▶ Source material
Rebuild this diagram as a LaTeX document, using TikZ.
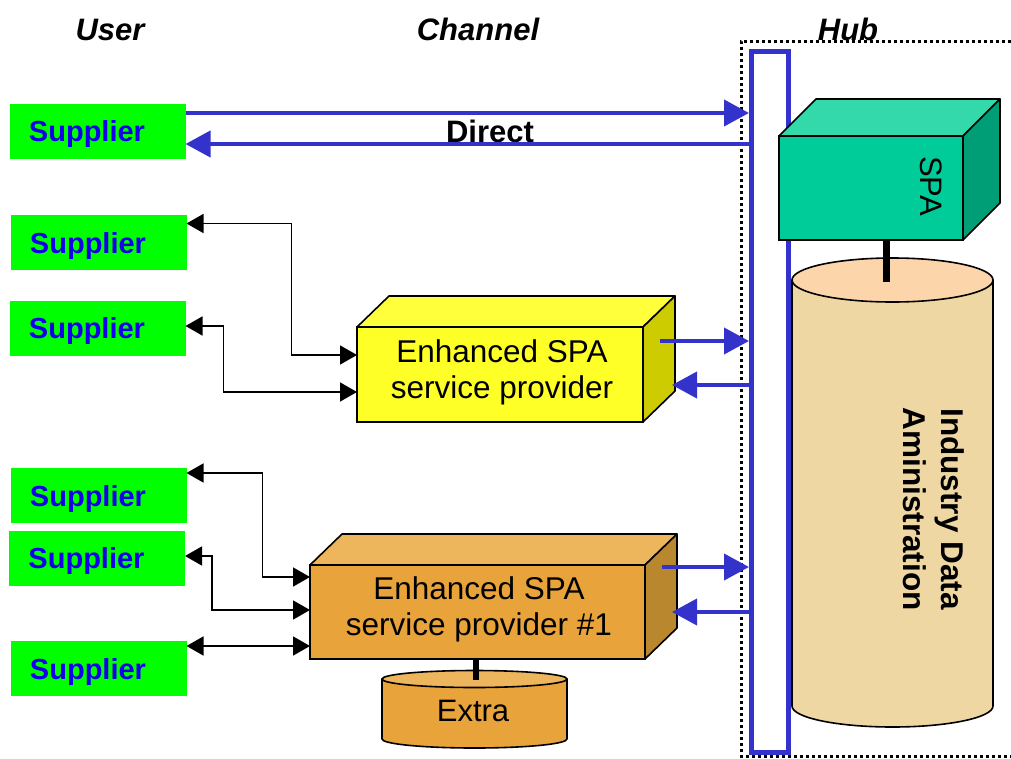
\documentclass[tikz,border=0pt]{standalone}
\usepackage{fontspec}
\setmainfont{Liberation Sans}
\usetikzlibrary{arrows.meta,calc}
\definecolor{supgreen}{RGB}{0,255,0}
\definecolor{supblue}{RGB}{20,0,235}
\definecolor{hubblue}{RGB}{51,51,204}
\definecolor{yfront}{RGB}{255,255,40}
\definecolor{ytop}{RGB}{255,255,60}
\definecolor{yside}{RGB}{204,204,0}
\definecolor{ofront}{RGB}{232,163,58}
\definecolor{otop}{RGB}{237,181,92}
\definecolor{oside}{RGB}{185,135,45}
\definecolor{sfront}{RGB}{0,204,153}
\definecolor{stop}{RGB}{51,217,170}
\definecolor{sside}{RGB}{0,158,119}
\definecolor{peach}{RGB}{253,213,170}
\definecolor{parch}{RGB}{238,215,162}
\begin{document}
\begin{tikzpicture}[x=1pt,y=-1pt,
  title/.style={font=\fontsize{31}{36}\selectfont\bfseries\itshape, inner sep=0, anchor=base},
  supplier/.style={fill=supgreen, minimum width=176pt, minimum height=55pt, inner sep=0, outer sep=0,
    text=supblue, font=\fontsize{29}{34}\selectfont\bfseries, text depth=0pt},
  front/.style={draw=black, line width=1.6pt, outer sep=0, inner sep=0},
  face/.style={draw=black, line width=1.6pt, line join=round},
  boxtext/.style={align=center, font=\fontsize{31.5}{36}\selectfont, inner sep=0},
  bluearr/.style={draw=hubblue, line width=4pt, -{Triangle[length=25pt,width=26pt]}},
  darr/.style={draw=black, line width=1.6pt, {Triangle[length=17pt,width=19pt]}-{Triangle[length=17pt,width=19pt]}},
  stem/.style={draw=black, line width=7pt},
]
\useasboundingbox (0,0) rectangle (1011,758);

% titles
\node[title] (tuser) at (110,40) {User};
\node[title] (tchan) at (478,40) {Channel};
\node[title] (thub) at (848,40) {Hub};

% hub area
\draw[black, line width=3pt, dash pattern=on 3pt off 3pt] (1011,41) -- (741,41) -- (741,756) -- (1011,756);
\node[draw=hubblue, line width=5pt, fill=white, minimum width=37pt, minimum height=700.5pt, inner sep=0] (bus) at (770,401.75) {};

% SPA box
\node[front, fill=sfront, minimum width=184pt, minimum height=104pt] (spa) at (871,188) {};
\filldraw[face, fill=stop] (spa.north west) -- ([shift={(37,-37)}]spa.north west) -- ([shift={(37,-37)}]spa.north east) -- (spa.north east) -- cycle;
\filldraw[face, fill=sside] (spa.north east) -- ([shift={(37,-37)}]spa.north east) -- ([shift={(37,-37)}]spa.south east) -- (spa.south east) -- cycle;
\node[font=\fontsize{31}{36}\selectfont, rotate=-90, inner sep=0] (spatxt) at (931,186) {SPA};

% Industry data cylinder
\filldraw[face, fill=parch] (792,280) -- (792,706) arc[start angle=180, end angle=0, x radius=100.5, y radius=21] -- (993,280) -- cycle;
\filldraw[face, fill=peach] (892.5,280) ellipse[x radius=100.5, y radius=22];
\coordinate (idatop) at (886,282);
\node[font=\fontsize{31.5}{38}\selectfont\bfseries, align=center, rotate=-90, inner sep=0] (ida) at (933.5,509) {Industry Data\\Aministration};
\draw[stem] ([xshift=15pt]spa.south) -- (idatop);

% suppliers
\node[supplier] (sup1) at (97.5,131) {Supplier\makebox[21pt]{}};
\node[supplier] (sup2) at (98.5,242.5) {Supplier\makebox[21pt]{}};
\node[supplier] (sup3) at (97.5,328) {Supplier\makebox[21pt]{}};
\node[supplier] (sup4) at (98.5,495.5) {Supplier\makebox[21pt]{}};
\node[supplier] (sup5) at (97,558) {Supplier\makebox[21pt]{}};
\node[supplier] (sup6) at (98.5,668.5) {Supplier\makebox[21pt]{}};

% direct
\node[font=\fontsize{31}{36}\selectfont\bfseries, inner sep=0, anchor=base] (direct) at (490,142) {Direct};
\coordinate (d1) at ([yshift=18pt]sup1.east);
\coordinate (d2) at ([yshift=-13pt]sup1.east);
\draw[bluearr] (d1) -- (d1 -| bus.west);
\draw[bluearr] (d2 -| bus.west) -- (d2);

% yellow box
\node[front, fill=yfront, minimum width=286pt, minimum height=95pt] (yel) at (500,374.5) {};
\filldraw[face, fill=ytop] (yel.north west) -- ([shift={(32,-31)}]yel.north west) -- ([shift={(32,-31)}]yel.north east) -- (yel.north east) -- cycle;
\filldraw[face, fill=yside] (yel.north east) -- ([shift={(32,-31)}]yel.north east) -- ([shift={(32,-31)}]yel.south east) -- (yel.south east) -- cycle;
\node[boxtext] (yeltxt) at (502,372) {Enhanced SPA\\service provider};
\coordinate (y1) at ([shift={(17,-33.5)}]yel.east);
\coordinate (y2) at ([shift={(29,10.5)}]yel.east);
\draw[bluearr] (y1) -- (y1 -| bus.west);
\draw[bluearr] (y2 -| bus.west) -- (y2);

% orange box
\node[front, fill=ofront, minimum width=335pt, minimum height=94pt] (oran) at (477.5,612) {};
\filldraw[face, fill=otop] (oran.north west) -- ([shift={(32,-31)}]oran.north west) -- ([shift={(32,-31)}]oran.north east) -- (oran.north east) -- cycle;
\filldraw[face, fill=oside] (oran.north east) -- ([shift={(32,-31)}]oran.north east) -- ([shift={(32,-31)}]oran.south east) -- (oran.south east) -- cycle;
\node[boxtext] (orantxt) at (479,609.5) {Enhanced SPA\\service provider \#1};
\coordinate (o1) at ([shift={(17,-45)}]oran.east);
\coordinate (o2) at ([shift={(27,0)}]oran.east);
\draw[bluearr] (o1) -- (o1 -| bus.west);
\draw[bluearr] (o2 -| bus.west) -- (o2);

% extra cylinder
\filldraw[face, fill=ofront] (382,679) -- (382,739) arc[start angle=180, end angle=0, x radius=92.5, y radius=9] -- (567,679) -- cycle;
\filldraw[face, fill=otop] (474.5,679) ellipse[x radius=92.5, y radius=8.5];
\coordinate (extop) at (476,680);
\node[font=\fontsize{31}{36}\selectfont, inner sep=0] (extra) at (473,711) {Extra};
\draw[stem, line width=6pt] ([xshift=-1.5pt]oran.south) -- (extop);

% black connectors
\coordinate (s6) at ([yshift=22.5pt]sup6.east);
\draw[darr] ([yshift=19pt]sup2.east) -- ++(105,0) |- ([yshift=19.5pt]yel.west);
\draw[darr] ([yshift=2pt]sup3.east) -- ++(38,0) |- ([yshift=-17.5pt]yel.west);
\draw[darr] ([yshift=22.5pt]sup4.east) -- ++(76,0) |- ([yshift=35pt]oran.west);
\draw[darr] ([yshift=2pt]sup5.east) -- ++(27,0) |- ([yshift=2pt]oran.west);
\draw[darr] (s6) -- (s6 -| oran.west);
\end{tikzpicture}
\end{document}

▶ Short task
Without including any pictures, reproduce the listing exactly.

▶ Reply to the exercise
Rebuild this diagram as a LaTeX document, using TikZ.
\documentclass[tikz,border=0pt]{standalone}
\usepackage{fontspec}
\setmainfont{Liberation Sans}
\usetikzlibrary{arrows.meta,calc}
\definecolor{supgreen}{RGB}{0,255,0}
\definecolor{supblue}{RGB}{20,0,235}
\definecolor{hubblue}{RGB}{51,51,204}
\definecolor{yfront}{RGB}{255,255,40}
\definecolor{ytop}{RGB}{255,255,60}
\definecolor{yside}{RGB}{204,204,0}
\definecolor{ofront}{RGB}{232,163,58}
\definecolor{otop}{RGB}{237,181,92}
\definecolor{oside}{RGB}{185,135,45}
\definecolor{sfront}{RGB}{0,204,153}
\definecolor{stop}{RGB}{51,217,170}
\definecolor{sside}{RGB}{0,158,119}
\definecolor{peach}{RGB}{253,213,170}
\definecolor{parch}{RGB}{238,215,162}
\begin{document}
\begin{tikzpicture}[x=1pt,y=-1pt,
  title/.style={font=\fontsize{31}{36}\selectfont\bfseries\itshape, inner sep=0, anchor=base},
  supplier/.style={fill=supgreen, minimum width=176pt, minimum height=55pt, inner sep=0, outer sep=0,
    text=supblue, font=\fontsize{29}{34}\selectfont\bfseries, text depth=0pt},
  front/.style={draw=black, line width=1.6pt, outer sep=0, inner sep=0},
  face/.style={draw=black, line width=1.6pt, line join=round},
  boxtext/.style={align=center, font=\fontsize{31.5}{36}\selectfont, inner sep=0},
  bluearr/.style={draw=hubblue, line width=4pt, -{Triangle[length=25pt,width=26pt]}},
  darr/.style={draw=black, line width=1.6pt, {Triangle[length=17pt,width=19pt]}-{Triangle[length=17pt,width=19pt]}},
  stem/.style={draw=black, line width=7pt},
]
\useasboundingbox (0,0) rectangle (1011,758);

% titles
\node[title] (tuser) at (110,40) {User};
\node[title] (tchan) at (478,40) {Channel};
\node[title] (thub) at (848,40) {Hub};

% hub area
\draw[black, line width=3pt, dash pattern=on 3pt off 3pt] (1011,41) -- (741,41) -- (741,756) -- (1011,756);
\node[draw=hubblue, line width=5pt, fill=white, minimum width=37pt, minimum height=700.5pt, inner sep=0] (bus) at (770,401.75) {};

% SPA box
\node[front, fill=sfront, minimum width=184pt, minimum height=104pt] (spa) at (871,188) {};
\filldraw[face, fill=stop] (spa.north west) -- ([shift={(37,-37)}]spa.north west) -- ([shift={(37,-37)}]spa.north east) -- (spa.north east) -- cycle;
\filldraw[face, fill=sside] (spa.north east) -- ([shift={(37,-37)}]spa.north east) -- ([shift={(37,-37)}]spa.south east) -- (spa.south east) -- cycle;
\node[font=\fontsize{31}{36}\selectfont, rotate=-90, inner sep=0] (spatxt) at (931,186) {SPA};

% Industry data cylinder
\filldraw[face, fill=parch] (792,280) -- (792,706) arc[start angle=180, end angle=0, x radius=100.5, y radius=21] -- (993,280) -- cycle;
\filldraw[face, fill=peach] (892.5,280) ellipse[x radius=100.5, y radius=22];
\coordinate (idatop) at (886,282);
\node[font=\fontsize{31.5}{38}\selectfont\bfseries, align=center, rotate=-90, inner sep=0] (ida) at (933.5,509) {Industry Data\\Aministration};
\draw[stem] ([xshift=15pt]spa.south) -- (idatop);

% suppliers
\node[supplier] (sup1) at (97.5,131) {Supplier\makebox[21pt]{}};
\node[supplier] (sup2) at (98.5,242.5) {Supplier\makebox[21pt]{}};
\node[supplier] (sup3) at (97.5,328) {Supplier\makebox[21pt]{}};
\node[supplier] (sup4) at (98.5,495.5) {Supplier\makebox[21pt]{}};
\node[supplier] (sup5) at (97,558) {Supplier\makebox[21pt]{}};
\node[supplier] (sup6) at (98.5,668.5) {Supplier\makebox[21pt]{}};

% direct
\node[font=\fontsize{31}{36}\selectfont\bfseries, inner sep=0, anchor=base] (direct) at (490,142) {Direct};
\coordinate (d1) at ([yshift=18pt]sup1.east);
\coordinate (d2) at ([yshift=-13pt]sup1.east);
\draw[bluearr] (d1) -- (d1 -| bus.west);
\draw[bluearr] (d2 -| bus.west) -- (d2);

% yellow box
\node[front, fill=yfront, minimum width=286pt, minimum height=95pt] (yel) at (500,374.5) {};
\filldraw[face, fill=ytop] (yel.north west) -- ([shift={(32,-31)}]yel.north west) -- ([shift={(32,-31)}]yel.north east) -- (yel.north east) -- cycle;
\filldraw[face, fill=yside] (yel.north east) -- ([shift={(32,-31)}]yel.north east) -- ([shift={(32,-31)}]yel.south east) -- (yel.south east) -- cycle;
\node[boxtext] (yeltxt) at (502,372) {Enhanced SPA\\service provider};
\coordinate (y1) at ([shift={(17,-33.5)}]yel.east);
\coordinate (y2) at ([shift={(29,10.5)}]yel.east);
\draw[bluearr] (y1) -- (y1 -| bus.west);
\draw[bluearr] (y2 -| bus.west) -- (y2);

% orange box
\node[front, fill=ofront, minimum width=335pt, minimum height=94pt] (oran) at (477.5,612) {};
\filldraw[face, fill=otop] (oran.north west) -- ([shift={(32,-31)}]oran.north west) -- ([shift={(32,-31)}]oran.north east) -- (oran.north east) -- cycle;
\filldraw[face, fill=oside] (oran.north east) -- ([shift={(32,-31)}]oran.north east) -- ([shift={(32,-31)}]oran.south east) -- (oran.south east) -- cycle;
\node[boxtext] (orantxt) at (479,609.5) {Enhanced SPA\\service provider \#1};
\coordinate (o1) at ([shift={(17,-45)}]oran.east);
\coordinate (o2) at ([shift={(27,0)}]oran.east);
\draw[bluearr] (o1) -- (o1 -| bus.west);
\draw[bluearr] (o2 -| bus.west) -- (o2);

% extra cylinder
\filldraw[face, fill=ofront] (382,679) -- (382,739) arc[start angle=180, end angle=0, x radius=92.5, y radius=9] -- (567,679) -- cycle;
\filldraw[face, fill=otop] (474.5,679) ellipse[x radius=92.5, y radius=8.5];
\coordinate (extop) at (476,680);
\node[font=\fontsize{31}{36}\selectfont, inner sep=0] (extra) at (473,711) {Extra};
\draw[stem, line width=6pt] ([xshift=-1.5pt]oran.south) -- (extop);

% black connectors
\coordinate (s6) at ([yshift=22.5pt]sup6.east);
\draw[darr] ([yshift=19pt]sup2.east) -- ++(105,0) |- ([yshift=19.5pt]yel.west);
\draw[darr] ([yshift=2pt]sup3.east) -- ++(38,0) |- ([yshift=-17.5pt]yel.west);
\draw[darr] ([yshift=22.5pt]sup4.east) -- ++(76,0) |- ([yshift=35pt]oran.west);
\draw[darr] ([yshift=2pt]sup5.east) -- ++(27,0) |- ([yshift=2pt]oran.west);
\draw[darr] (s6) -- (s6 -| oran.west);
\end{tikzpicture}
\end{document}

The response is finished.